Va’amua, during the discussion of this recommendation, told the meeting, that “once again, as the governor’s representative to the Council and since this is the governor’s motion to the court, I would vote ‘no’ for this recommendation.”
Council member Dean Sensui of Hawai’i Goes Fishing company asked Lutu-Sanchez about the kind of gear conflicts with other fishery operations with the change in the LVPA.
Lutu-Sanchez says gear conflict had “been the worry” and that’s why the LVPA was created in 2002. She noted in a presentation Wednesday on the American Samoa Longline report that “we saw in the report... that there aren’t any gear conflicts and the potential for that to happen is most likely, none.”

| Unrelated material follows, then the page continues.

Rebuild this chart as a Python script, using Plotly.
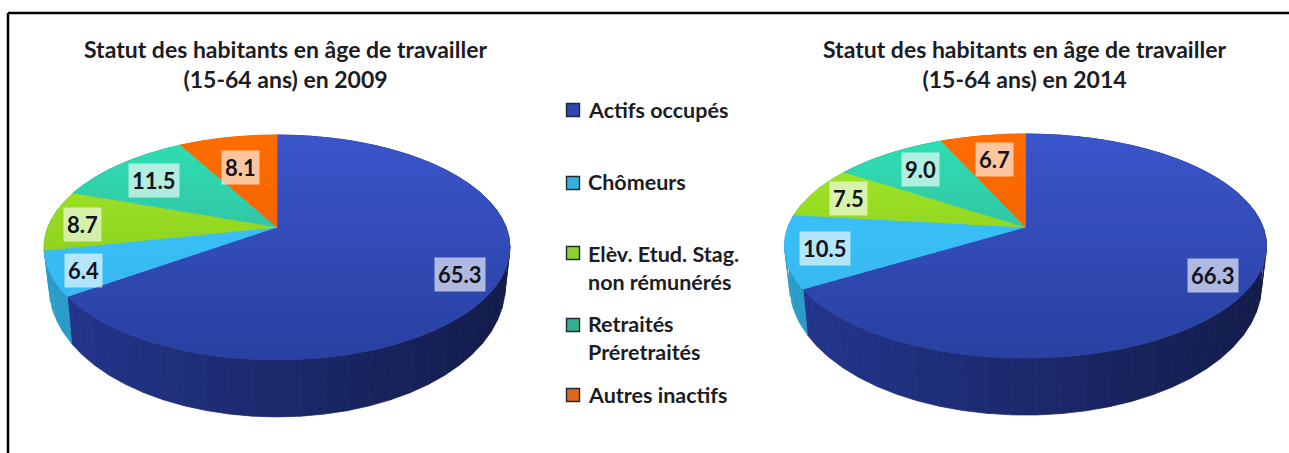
import math
import plotly.graph_objects as go

categories = ["Actifs occupés", "Chômeurs", "Elèv. Etud. Stag.<br>non rémunérés", "Retraités<br>Préretraités", "Autres inactifs"]
values_2009 = [65.3, 6.4, 8.7, 11.5, 8.1]
values_2014 = [66.3, 10.5, 7.5, 9.0, 6.7]
title_2009 = "Statut des habitants en âge de travailler<br>(15-64 ans) en 2009"
title_2014 = "Statut des habitants en âge de travailler<br>(15-64 ans) en 2014"

W, H = 1289, 453
FONT = "Lato"
INK = "#1c1c24"
top_hi = ["#3b55cb", "#3cc6fb", "#a6ea2c", "#2fe0b4", "#ff6c00"]
top_lo = ["#2840a0", "#34b4ec", "#78bc10", "#36a090", "#e65c00"]
side_l = ["#24368f", "#2a9cc8", "#2a9cc8", "#2a8a78", "#c85000"]
side_r = ["#131c4a", "#2a9cc8", "#2a9cc8", "#2a8a78", "#c85000"]
legend_fill = ["#2f45b0", "#33b0dc", "#8fd12c", "#35b08e", "#e0661a"]
legend_y = [110, 183, 253, 325, 395]
legend_text_y = [110, 182, 268, 338, 395]
labels_xy_2009 = [(460, 274), (83, 270), (82, 224), (154, 180), (240, 167)]
labels_xy_2014 = [(1213, 275), (825, 248), (848, 198), (920, 169), (994, 159)]


def mix(a, b, t):
    t = max(0.0, min(1.0, t))
    ca = [int(a[i:i + 2], 16) for i in (1, 3, 5)]
    cb = [int(b[i:i + 2], 16) for i in (1, 3, 5)]
    return "#%02x%02x%02x" % tuple(round(x + (y - x) * t) for x, y in zip(ca, cb))


def clip(poly, y_min, y_max):
    def cut(pts, keep, y0):
        out = []
        for i, p in enumerate(pts):
            q = pts[(i + 1) % len(pts)]
            if keep(p):
                out.append(p)
            if keep(p) != keep(q):
                t = (y0 - p[1]) / (q[1] - p[1])
                out.append((p[0] + (q[0] - p[0]) * t, y0))
        return out
    r = cut(poly, lambda p: p[1] >= y_min, y_min)
    return cut(r, lambda p: p[1] <= y_max, y_max) if r else r


def add_poly_groups(fig, groups):
    for color, polys in groups.items():
        xs, ys = [], []
        for poly in polys:
            xs += [p[0] for p in poly] + [poly[0][0], None]
            ys += [p[1] for p in poly] + [poly[0][1], None]
        fig.add_trace(go.Scatter(x=xs, y=ys, mode="lines", fill="toself", fillcolor=color,
                                 line=dict(color=color, width=0.8), hoverinfo="skip", showlegend=False))


def add_pie(fig, values, cx, cy, sx, sy, k, depth):
    def project(theta):
        u, v = math.sin(theta), math.cos(theta)
        w = 1 + k * v
        return cx + sx * u / w, cy - sy * v / w

    def lower(theta):
        x, y = project(theta)
        return cx + (x - cx) * 0.98, y + depth * (0.59 - 0.41 * math.cos(theta))

    total = sum(values)
    edges = [0.0]
    for val in values:
        edges.append(edges[-1] + val / total * 2 * math.pi)

    half_w = sx / math.sqrt(1 - k * k)
    for i, (a, b) in enumerate(zip(edges, edges[1:])):
        n = max(4, int((b - a) / math.radians(5)))
        rim = {}
        for j in range(n):
            t0, t1 = a + (b - a) * j / n, a + (b - a) * (j + 1) / n
            sub = [t0 + (t1 - t0) * m / 6 for m in range(7)]
            upper = [project(t) for t in sub]
            bottom = [lower(t) for t in reversed(sub)]
            tx = (upper[3][0] - cx + half_w) / (2 * half_w)
            rim.setdefault(mix(side_l[i], side_r[i], tx), []).append(upper + bottom)
        add_poly_groups(fig, rim)

    top_y = cy - sy / (1 + k)
    bottom_y = cy + sy / (1 - k)
    band = 7.0
    for i, (a, b) in enumerate(zip(edges, edges[1:])):
        n = max(4, int((b - a) / math.radians(1)))
        poly = [(cx, cy)] + [project(a + (b - a) * j / n) for j in range(n + 1)]
        groups = {}
        y = top_y - 1
        while y < bottom_y + 1:
            part = clip(poly, y, y + band)
            if part:
                groups.setdefault(mix(top_hi[i], top_lo[i], (y - top_y) / (bottom_y - top_y)), []).append(part)
            y += band
        add_poly_groups(fig, groups)


fig = go.Figure()
add_pie(fig, values_2009, 277, 227, 229, 108.7, 0.182, 57)
add_pie(fig, values_2014, 1025.5, 227, 237.5, 108.8, 0.170, 57)

fig.add_trace(go.Scatter(x=[573] * 5, y=legend_y, mode="markers", hoverinfo="skip", showlegend=False,
                         marker=dict(symbol="square", size=13, color=legend_fill,
                                     line=dict(color="#222a3a", width=1.4))))

annotations = []
for text, x in ((title_2009, 285.5), (title_2014, 1024.5)):
    annotations.append(dict(x=x, y=63.5, text="<b>%s</b>" % text, showarrow=False, xref="x", yref="y",
                            yanchor="middle", font=dict(family=FONT, size=23, color=INK), align="center"))
for name, y in zip(categories, legend_text_y):
    annotations.append(dict(x=586, y=y, text="<b>%s</b>" % name, showarrow=False, xref="x", yref="y", xanchor="left",
                            yanchor="middle", align="left", font=dict(family=FONT, size=21.5, color=INK)))
for vals, xys in ((values_2009, labels_xy_2009), (values_2014, labels_xy_2014)):
    for val, (x, y) in zip(vals, xys):
        annotations.append(dict(x=x, y=y, text="<b>%.1f</b>" % val, showarrow=False, xref="x", yref="y",
                                font=dict(family=FONT, size=22, color="#11131c"),
                                bgcolor="rgba(255,255,255,0.62)", borderpad=3))

fig.update_layout(
    width=W, height=H, margin=dict(l=0, r=0, t=0, b=0), autosize=False,
    paper_bgcolor="white", plot_bgcolor="white", showlegend=False,
    xaxis=dict(range=[0, W], visible=False, fixedrange=True),
    yaxis=dict(range=[H, 0], visible=False, fixedrange=True),
    annotations=annotations,
    shapes=[
        dict(type="line", x0=8, y0=13, x1=W, y1=13, line=dict(color="black", width=2.5), xref="x", yref="y"),
        dict(type="line", x0=8, y0=13, x1=8, y1=H, line=dict(color="black", width=2.5), xref="x", yref="y"),
    ],
)
fig.write_html("out.html", config={"displayModeBar": False},
               post_script="document.body.style.margin='0';document.documentElement.style.overflow='hidden';")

She said, “Just from personal experience, it’s a very small fishing community,” and recalled the last Council meeting in which the longliner association had “also taken the next step forward to work with our recreational fishermen, inviting them to please give us information, when they do have their events such as tournaments... so that the larger longliners are aware.”
With such advance information, she said longliners will “stay way out” of the areas used for tournaments “so that we can work together.”
For example, if there is a tournament in area B, longliners don’t go near area B, and would be far away from there. “And [we] even go as far as giving them information,” she said, for example, a longline was in a certain area and they’d didn’t have much luck with catches, but did a little better in another fishing area. “So we’ve shared that information with our recreational fishermen as well.”
Responding to follow up questions from the Council, Lutu-Sanchez said, “We are in support of all of our fisheries. We try to encourage everyone to fish, whether it’s from the dockside, or on the boat, or on the reef. That’s what we encourage and support. Hopefully, everyone will understand that is our feeling.”
After the brief discussion period, the Council voted to approve the recommendation with Va’amua the only “no” vote. The Council meeting was streamed live online.